About 6pm one February evening, Aunt Mabel got a call that a neighbor was coming back from Creede and his Model T got stuck in the snow about two miles down the road. He asked if Ray and Wal could bring a 4-horse team and fetch the car. The brothers snorted at the need for a big team, figuring he was exaggerating and set out to help, Wal driving a pair of bays pulling a sleigh, Ray on his favorite gelding and carrying a kerosene lantern. Mabel started a pot of soup, figuring they’d need the warmth.
8pm, Mabel stirred the soup, wrote a couple of letters.
10pm Mabel moved the soup to the back of the (coal) stove to simmer, looked at the falling snow, 6 more inches in the last couple of hours.
11pm, Mabel calling up and down the line for any news. Nothing.

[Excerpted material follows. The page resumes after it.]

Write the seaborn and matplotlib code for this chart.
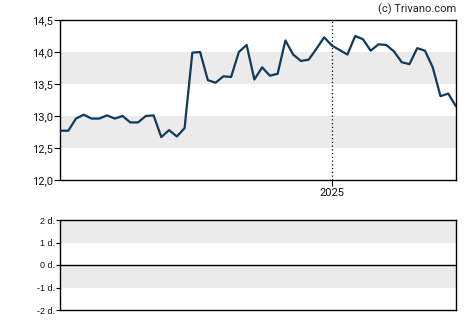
import numpy as np
import pandas as pd
import matplotlib
matplotlib.use("Agg")
import matplotlib.pyplot as plt
import seaborn as sns

prices = [12.77, 12.77, 12.96, 13.02, 12.96, 12.96, 13.01, 12.96, 13.00, 12.90,
          12.90, 13.00, 13.01, 12.67, 12.78, 12.68, 12.81, 13.99, 14.00, 13.56,
          13.52, 13.62, 13.61, 14.00, 14.11, 13.57, 13.76, 13.63, 13.66, 14.18,
          13.96, 13.86, 13.88, 14.05, 14.23, 14.10, 14.03, 13.96, 14.25, 14.20,
          14.02, 14.12, 14.11, 14.01, 13.84, 13.81, 14.06, 14.02, 13.76, 13.31,
          13.35, 13.15]
dates = pd.date_range("2024-05-01", periods=len(prices), freq="7D")
year_mark = pd.Timestamp("2025-01-01")
year_label = "2025"
top_ticks = [12.0, 12.5, 13.0, 13.5, 14.0, 14.5]
top_labels = ["12,0", "12,5", "13,0", "13,5", "14,0", "14,5"]
bot_ticks = [-2, -1, 0, 1, 2]
bot_labels = ["-2 d.", "-1 d.", "0 d.", "1 d.", "2 d."]

df = pd.DataFrame({"date": dates, "price": prices})

sns.set_style("white")
plt.rcParams['font.family'] = ['Roboto', 'DejaVu Sans']

fig = plt.figure(figsize=(4.70, 3.25), dpi=100)
W, H = 470, 325
ax = fig.add_axes([60.5 / W, 1 - 180 / H, (456 - 60.5) / W, 160 / H])
ax2 = fig.add_axes([60.5 / W, 1 - 310 / H, (455.5 - 60.5) / W, 90 / H])

band = "#ebebeb"
for lo, hi in [(12.5, 13.0), (13.5, 14.0)]:
    ax.axhspan(lo, hi, color=band, lw=0, zorder=0)
ax.axvline(year_mark, color="black", lw=0.9, ls=(0, (1, 2)), zorder=1)
sns.lineplot(data=df, x="date", y="price", ax=ax, color="#0f3a5a", lw=1.6, zorder=3)
ax.set_xlim(dates[0], dates[-1])
ax.set_ylim(12.0, 14.5)
ax.set_yticks(top_ticks)
ax.set_yticklabels(top_labels)
ax.set_xticks([year_mark])
ax.set_xticklabels([year_label])
ax.set_xlabel("")
ax.set_ylabel("")
for s in ax.spines.values():
    s.set_visible(True)
    s.set_color("black")
    s.set_linewidth(1.0)
ax.tick_params(axis="both", which="both", length=4, width=0.8, color="black",
               labelsize=8, pad=1.5, labelcolor="#111111", left=True, bottom=True)
ax.text(1.0, 1.03, "(c) Trivano.com", transform=ax.transAxes, ha="right", va="bottom",
        fontsize=8, color="#222222")

for lo, hi in [(1, 2), (-1, 0)]:
    ax2.axhspan(lo, hi, color=band, lw=0, zorder=0)
ax2.axhline(0, color="black", lw=1.0)
ax2.set_xlim(dates[0], dates[-1])
ax2.set_ylim(-2, 2)
ax2.set_yticks(bot_ticks)
ax2.set_yticklabels(bot_labels, family=["Liberation Sans", "DejaVu Sans"])
ax2.set_xticks([])
for s in ax2.spines.values():
    s.set_visible(True)
    s.set_color("black")
    s.set_linewidth(1.0)
ax2.tick_params(axis="y", length=3, width=0.8, color="black", labelsize=6.5, pad=1,
                labelcolor="#111111", left=True)

fig.savefig("out.png", dpi=100)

11:30, Mabel heard sounds from down the road, started ladling soup into bowls.
12:00 still sounds but no people. Amazing how far sound travels in the cold air. Soup back into the pot.
12:15, Ray and Wal and the neighbors arrive, cold and snowy. Wal opines the horses/sleigh were okay, but he wished he’d taken the four-horse team. Ray wished he hadn’t smashed the lantern against a fence post and felt grateful there was a full moon to light their way.
Mabel served soup and sheepdip (Colorado coffee).
Snow stood 48 inches by morning – fence top.